8) Die Nebenrotationen (Nebenfeld). Ist die gesamte Feldfläche zur Erreichung eines bestimmten Produktionszweckes nicht verwendbar, so wird von der Hauptrotation ein Teil als Nebenrotation ausgeschieden: a) das Futterfeld (Wechselschlag, Springschlag, Exzisionsfeld) dient zum Anbau ausdauernder Futterpflanzen, Luzerne, Esparsette, besonders wenn nicht alle Felder kleefähig sind. Der Springschlag wird aus der allgemeinen Fruchtfolge ausgeschieden und wenn die Luzerne etc. nach 4–6 Jahren lückenhaft wird, wieder in diese einbezogen, dagegen ein andrer luzernfähiger Schlag mit Luzerne etc. bestellt. b) Das selbständige Futterfeld (Hauskoppel, Nebenkoppel) dient zumeist zur Deckung des Grünfutterbedarfs auf geeigneten, reichlich gedüngten Feldern in der Nähe des Hofes. Es wird in zwei oder vier Wechselschläge geteilt, von denen die eine Hälfte ausdauernden Klee, die andre einjährige Futterpflanzen, auch Hackfrüchte, trägt. c) Die Industriewirtschaft oder die Wirtschaft mit technischen Nebengewerben (Brennereiwirtschaft, Zuckerfabrikswirtschaft, Leinwirtschaft, Hauswirtschaft etc.) wird auf geeigneten Feldern, zur Vermeidung von Transportkosten möglichst in der Nähe der Fabrik eingerichtet, um ein Maximum von Handels- oder Fabrikpflanzen unter Zuhilfenahme erhöhten Kapitals- und Arbeitsaufwands für Tiefkultur, Düngung etc. zu gewinnen. Auf Industriewirtschaften werden z. B. dem Anbau der Zuckerrübe 33–66 Proz., der Kartoffel 22–40 Proz., der Zichorie 36 Proz., dem Lein, dem Hanf 11 Proz. der Fläche gewidmet.
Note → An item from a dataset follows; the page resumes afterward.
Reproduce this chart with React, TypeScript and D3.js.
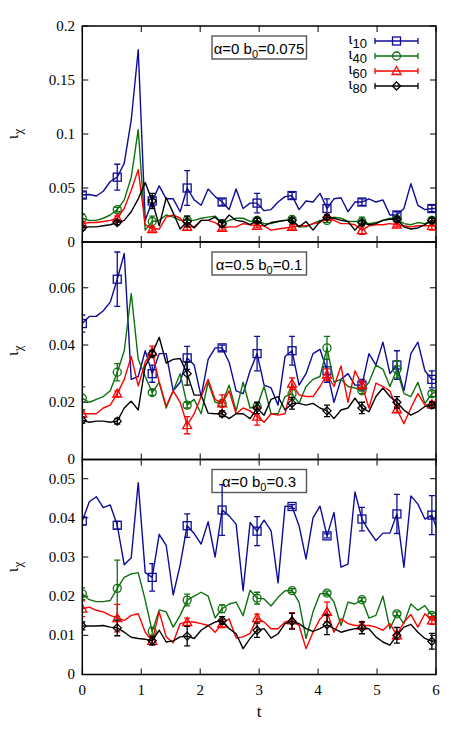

Besondere Formen der Betriebssysteme sind schließlich der Doppelfruchtbau, und zwar als Zwischenfruchtbau (s. d.) und Stoppelfruchtbau (s. d.), sowie der Einbau (s. d.). Vgl. Hanssen, Zur Geschichte der Feldsysteme in Deutschland (in den »Agrarhistorischen Abhandlungen«, Leipz. 1880); Kulisz, Theorie und Praxis der Fruchtfolgen (Berl. 1905); Eggers, Praktische Fruchtfolgen (das. 1905), und die Literatur bei Art. »Landwirtschaftliche Betriebslehre« (S. 139).